I'm assuming this has to do with some sort of DHCP clash for IPv6 since my modem does not allow disabling it, but this behavior is new of recent Pi-hole versions. It even causes issues for a device with manual address assignment, which is insane.

IPV6 is independent of DHCP, for the most part.

More details on your specific problem please. Log outputs, screen shots, etc.

For the Xiaomi devices part, there's not anything much interesting to look at: when connected to an AP in the network, after around 8 seconds they disconnect, and then they reconnect once again.
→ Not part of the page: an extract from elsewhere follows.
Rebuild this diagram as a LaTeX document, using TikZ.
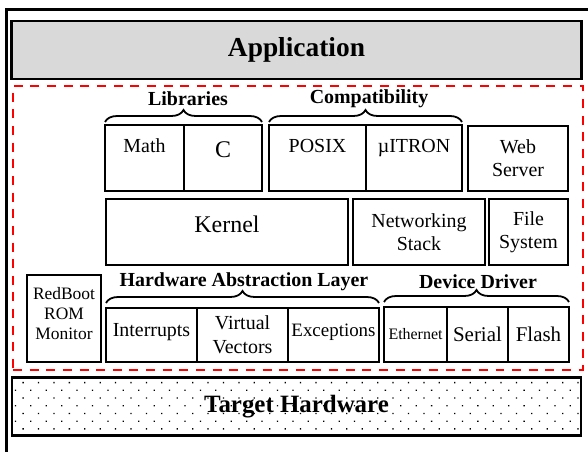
\documentclass[tikz,border=0pt]{standalone}
\usepackage{fontspec}
\setmainfont{Liberation Serif}
\usetikzlibrary{positioning,patterns.meta,decorations.pathreplacing}

\tikzset{
  box/.style={draw, line width=2.5pt, inner sep=0pt, outer sep=0pt, align=center,
    font=\fontsize{20}{23}\selectfont},
  cell/.style 2 args={box, minimum width=#1, minimum height=#2},
  grp/.style={font=\bfseries\fontsize{20}{23}\selectfont, inner sep=0pt},
  grpbrace/.style={decorate, decoration={brace, amplitude=12bp}, line width=1.8pt},
}

\begin{document}
\begin{tikzpicture}[x=1bp, y=-1bp]
  \useasboundingbox (0,0) rectangle (588,452);

  %% outer frame
  \draw[line width=3.5pt] (6.5,452) -- (6.5,9.5) -- (588,9.5);

  %% application and hardware
  \node[cell={570bp}{58bp}, fill=black!15, font=\bfseries\fontsize{27.5}{31}\selectfont] (app) at (296.5,50) {Application};
  \node[draw=red, line width=2.4pt, dash pattern=on 9pt off 7.7pt, minimum width=570bp, minimum height=284bp] (core) at (298,228) {};
  \node[cell={569bp}{58bp}, pattern={Dots[distance=10.9bp, angle=45, radius=0.9pt]},
        font=\bfseries\fontsize{25}{29}\selectfont] (hw) at (296.5,406.5) {Target Hardware};

  %% libraries / compatibility
  \node[cell={79bp}{66bp}, text depth=24bp] (math) at (144.5,158) {Math};
  \node[cell={78bp}{66bp}, font=\fontsize{24}{28}\selectfont, text depth=16bp, right=0pt of math] (clib) {C};
  \node[cell={97bp}{66bp}, text depth=24bp] (posix) at (317.5,158) {POSIX};
  \node[cell={96bp}{66bp}, text depth=24bp, right=0pt of posix] (uitron) {µITRON};
  \node[cell={100bp}{65bp}] (web) at (518,158.5) {Web\\Server};

  \node[grp] (libs) at (188,99) {Libraries};
  \node[grp] (compat) at (369,99) {Compatibility};
  \draw[grpbrace] ([yshift=3bp]math.north west) -- ([yshift=3bp]clib.north east);
  \draw[grpbrace] ([yshift=3bp]posix.north west) -- ([yshift=3bp]uitron.north east);

  %% kernel row
  \node[cell={242bp}{66bp}, font=\fontsize{24}{28}\selectfont, text depth=16bp] (kernel) at (227,232) {Kernel};
  \node[cell={132bp}{66bp}] (netstack) at (419,232) {Networking\\Stack};
  \node[cell={79bp}{66bp}] (fsys) at (528.5,232) {File\\System};

  %% bottom row
  \node[cell={74bp}{87bp}] (redboot) at (64,318.5) {};
  \node[align=center, inner sep=0pt, font=\fontsize{17.5}{20.5}\selectfont] (redboot-t) at ([yshift=5bp]redboot.center) {RedBoot\\ROM\\Monitor};

  \node[cell={91bp}{54bp}, text depth=10bp] (intr) at (151.5,335) {Interrupts};
  \node[cell={91bp}{54bp}, font=\fontsize{20}{24}\selectfont, right=0pt of intr] (vvec) {Virtual\\Vectors};
  \node[cell={91bp}{54bp}, font=\fontsize{19}{22}\selectfont, text depth=10bp, right=0pt of vvec] (excp) {Exceptions};

  \node[cell={63bp}{55bp}, font=\fontsize{16}{19}\selectfont] (eth) at (415.5,334.5) {Ethernet};
  \node[cell={61bp}{55bp}, font=\fontsize{21}{24}\selectfont, right=0pt of eth] (serial) {Serial};
  \node[cell={61bp}{55bp}, font=\fontsize{21}{24}\selectfont, right=0pt of serial] (flash) {Flash};

  \node[grp] (hal) at (244,282) {Hardware Abstraction Layer};
  \node[grp] (ddrv) at (478,282) {Device Driver};
  \draw[grpbrace] ([yshift=5bp]intr.north west) -- ([yshift=5bp]excp.north east);
  \draw[grpbrace] ([yshift=5bp]eth.north west) -- ([yshift=5bp]flash.north east);
\end{tikzpicture}
\end{document}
This goes from Xiaomi phones, to a Mi Stick (pretty much anything Xiaomi running Android).

About the logs, what sort would you like me to provide?

DHCP is a strictly IPv4.
The IPv6 equivalent is DHCPv6 - different ports, different protocol, and most notably, not supported by Android at all.

Do you need Pi-hole's IPv6 support at all?

Pi-hole's IPv6 support would allow clients to request an IPv6 DNS server address via Stateless DHCPv6 (which an Android client would never do), and it would advertise IPv6 DNS server options via RA, to be picked up by clients using SLAAC.

In most cases, this would not be necessary, as it would be your router that absolutely MUST be configured to advertise and offer Pi-hole's IPv6 DNS server address anyway, or not to advertise any IPv6 DNS server at all.
A router that cannot be configured either way will likely advertise its own IPv6 as DNS server, allowing clients to completely by-pass Pi-hole via that IPv6 at their own discretion.
Adding Pi-hole's IPv6 support into that mix would have no effect on your router. It would just lower the probability of IPv6 clients using your router instead of Pi-hole's IPv6 or IPv4 address.